2. Unfair Claims Settlement Practice’s Act
QBE’s second challenge focused on the expert’s ability to testify about the standards set out in the Unfair Claims Settlement Practices Act. QBE challenged the admissibility of such testimony on the basis that the Act does not establish a standard of care for bad faith liability and is inconsistent with Colorado bad faith law. The Court mainly rejected this argument on the basis that, while the Act does not establish a standard of care, it is evidence of industry standards. As such, the expert would be permitted to testify that the Act provides evidence of industry standard and whether QBE’s actions comported with the act.
 
3. Reasonableness of Agreement
Finally, QBE sought to exclude the expert’s testimony that the type of agreement entered into by Bowser and Lua after QBE’s denial of coverage is “generally enforceable…”  While at first blush, this would seem to be an issue of law for the trial court, QBE was challenging the reasonableness of the agreement and whether the agreement was the product of fraud and collusion and such issues had not been addressed by the Court. As these were identifiable issues at trial, this opinion properly informed the jury and countered the unreasonableness, fraud, and collusion defenses.
 
Impact on Future Cases
While only a district court case not yet subject to Circuit Court appellate review, Lua should be used as a guidepost for extra-contractual litigation.
 
Missouri’s standards for the admission of expert testimony closely mirror those of Fed. R. Evid. 702. Lua provides an in-depth discussion of the proper areas a claims handling expert can address and areas that are routinely challenged by carriers.
 
Equally important is the Court allowing the bad faith failure to defend claim to proceed in the absence of a duty to indemnify. This is only proper given the nearly universal recognition that the carrier’s obligation to defend and obligation to indemnify are two separate and distinct duties.
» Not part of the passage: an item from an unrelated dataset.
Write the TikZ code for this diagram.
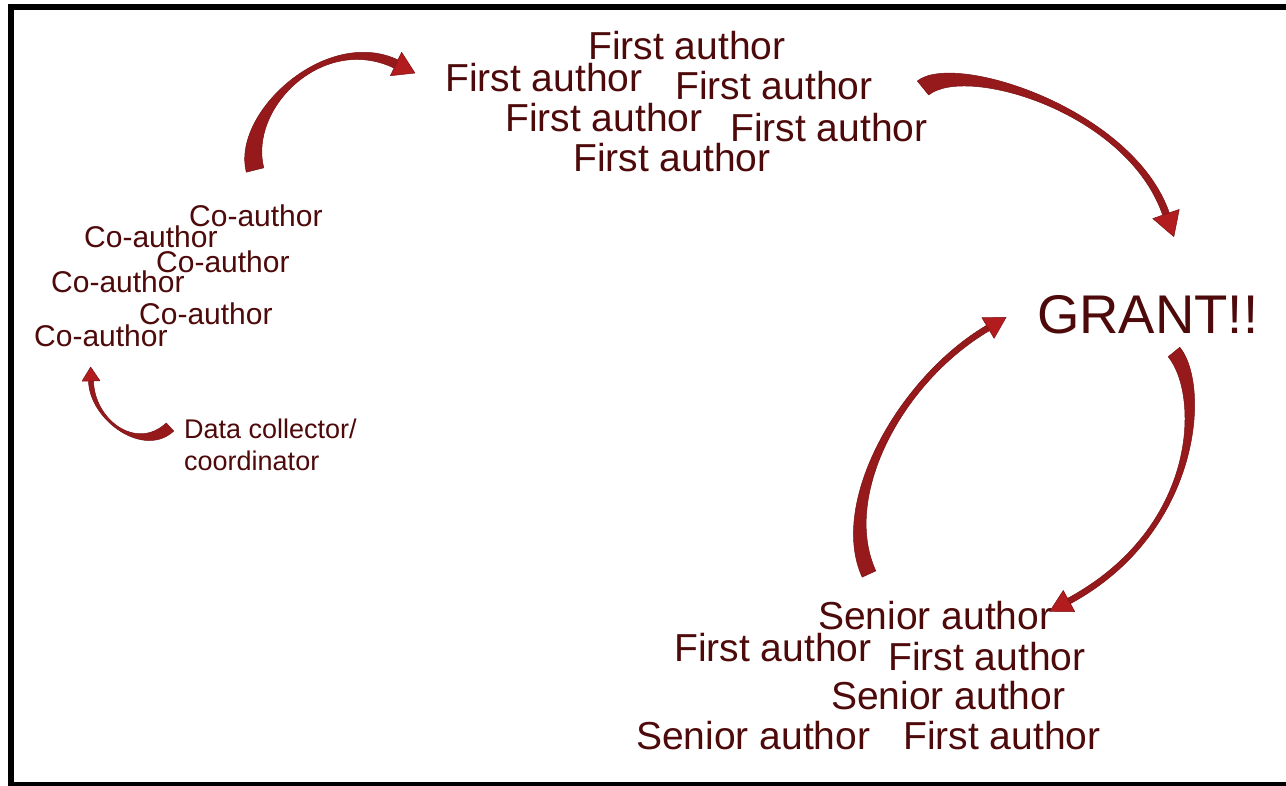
\documentclass[tikz,border=0pt]{standalone}
\usepackage{fontspec}
\setmainfont{Liberation Sans}
\usetikzlibrary{calc}
\definecolor{txt}{RGB}{78,10,10}
\definecolor{abody}{RGB}{150,25,27}
\definecolor{ahead}{RGB}{178,28,30}
\definecolor{aedge}{RGB}{122,18,20}
\tikzset{
  lbl/.style={inner sep=0pt, anchor=base west, text=txt},
  fa/.style={lbl, font=\fontsize{39}{46}\selectfont},
  ca/.style={lbl, font=\fontsize{30}{35}\selectfont},
  dcs/.style={lbl, font=\fontsize{27}{32}\selectfont, align=left},
  gr/.style={lbl, font=\fontsize{54.5}{60}\selectfont},
  arrowbody/.style={fill=abody, draw=aedge, line width=0.5pt, line join=round},
  arrowtip/.style={fill=ahead, draw=aedge, line width=0.5pt, line join=round},
  frame/.style={draw=black, line width=6pt}
}
% #1-#4: centre-line Bezier points; #5,#6: half widths at tail / head; #7 head half width; #8 head length
\newcommand\carrow[8]{%
  \path[arrowbody] ($(#1)!#5!90:(#2)$) .. controls ($(#2)!#5!-90:(#1)$) and ($(#3)!#6!90:(#4)$) .. ($(#4)!#6!-90:(#3)$)
     -- ($(#4)!#6!90:(#3)$) .. controls ($(#3)!#6!-90:(#4)$) and ($(#2)!#5!90:(#1)$) .. ($(#1)!#5!-90:(#2)$) -- cycle;
  \path[arrowtip] ($(#4)!#7!90:(#3)$) -- ($(#4)!#8!180:(#3)$) -- ($(#4)!#7!-90:(#3)$) -- cycle;
}
\begin{document}
\begin{tikzpicture}[x=1pt, y=-1pt]
\useasboundingbox (0,0) rectangle (1286,786);
\fill[white] (0,0) rectangle (1286,786);
% frame
\draw[frame] (1292,7) -- (11,7) -- (11,785) -- (1292,785);

% First author cluster
\node[fa] (fa1) at (588,60) {First author};
\node[fa] (fa2) at (445,92) {First author};
\node[fa] (fa3) at (675,100) {First author};
\node[fa] (fa4) at (505,132) {First author};
\node[fa] (fa5) at (730,142) {First author};
\node[fa] (fa6) at (573,172) {First author};

% Co-author cluster
\node[ca] (ca1) at (189,227) {Co-author};
\node[ca] (ca2) at (84,248) {Co-author};
\node[ca] (ca3) at (156,273) {Co-author};
\node[ca] (ca4) at (51,293) {Co-author};
\node[ca] (ca5) at (139,325) {Co-author};
\node[ca] (ca6) at (34,347) {Co-author};

% Data collector
\node[dcs] (dc) at (184,470) {Data collector/\\coordinator};

% GRANT
\node[gr] (grant) at (1037,334) {GRANT!!};

% bottom cluster
\node[fa] (sa1) at (818,629) {Senior author};
\node[fa] (fb1) at (674,661) {First author};
\node[fa] (fb2) at (888,670) {First author};
\node[fa] (sa2) at (831,709) {Senior author};
\node[fa] (sa3) at (636,749) {Senior author};
\node[fa] (fb3) at (903,749) {First author};

% arrow A : co-authors -> first authors
\coordinate (a0) at (255,170);
\coordinate (a1) at (240,110);
\coordinate (a2) at (325,30);
\coordinate (a3) at (396,64);
\carrow{a0}{a1}{a2}{a3}{9pt}{4.5pt}{13pt}{21pt}

% arrow B : first authors -> GRANT
\coordinate (b0) at (923,88);
\coordinate (b1) at (960,58);
\coordinate (b2) at (1130,110);
\coordinate (b3) at (1166,214);
\carrow{b0}{b1}{b2}{b3}{9pt}{3.5pt}{14pt}{24pt}

% arrow C : senior authors -> GRANT
\coordinate (c0) at (869,574);
\coordinate (c1) at (835,500);
\coordinate (c2) at (900,380);
\coordinate (c3) at (988,328);
\carrow{c0}{c1}{c2}{c3}{7.5pt}{3pt}{12pt}{21pt}

% arrow D : GRANT -> senior authors
\coordinate (d0) at (1174,352);
\coordinate (d1) at (1205,390);
\coordinate (d2) at (1200,530);
\coordinate (d3) at (1069,601);
\carrow{d0}{d1}{d2}{d3}{7.5pt}{3pt}{12pt}{22pt}

% arrow E : data collector -> co-authors
\coordinate (e0) at (170,427);
\coordinate (e1) at (140,455);
\coordinate (e2) at (92,420);
\coordinate (e3) at (91,381);
\carrow{e0}{e1}{e2}{e3}{5.5pt}{2.5pt}{9pt}{14pt}
\end{tikzpicture}
\end{document}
However, each is governed by the carrier’s overarching implied duty of good faith and fair dealing that is present in every policy. Each obligation is vital to the insured and a carrier’s bad faith in performing either should give rise to extra-contractual liability. Such a position appears in line with Missouri Court of Appeals decisions in Advantage Bldgs. v. Mid-Continent Cas. Co. and Adams v. Certain Underwiters at Lloyd’s of London.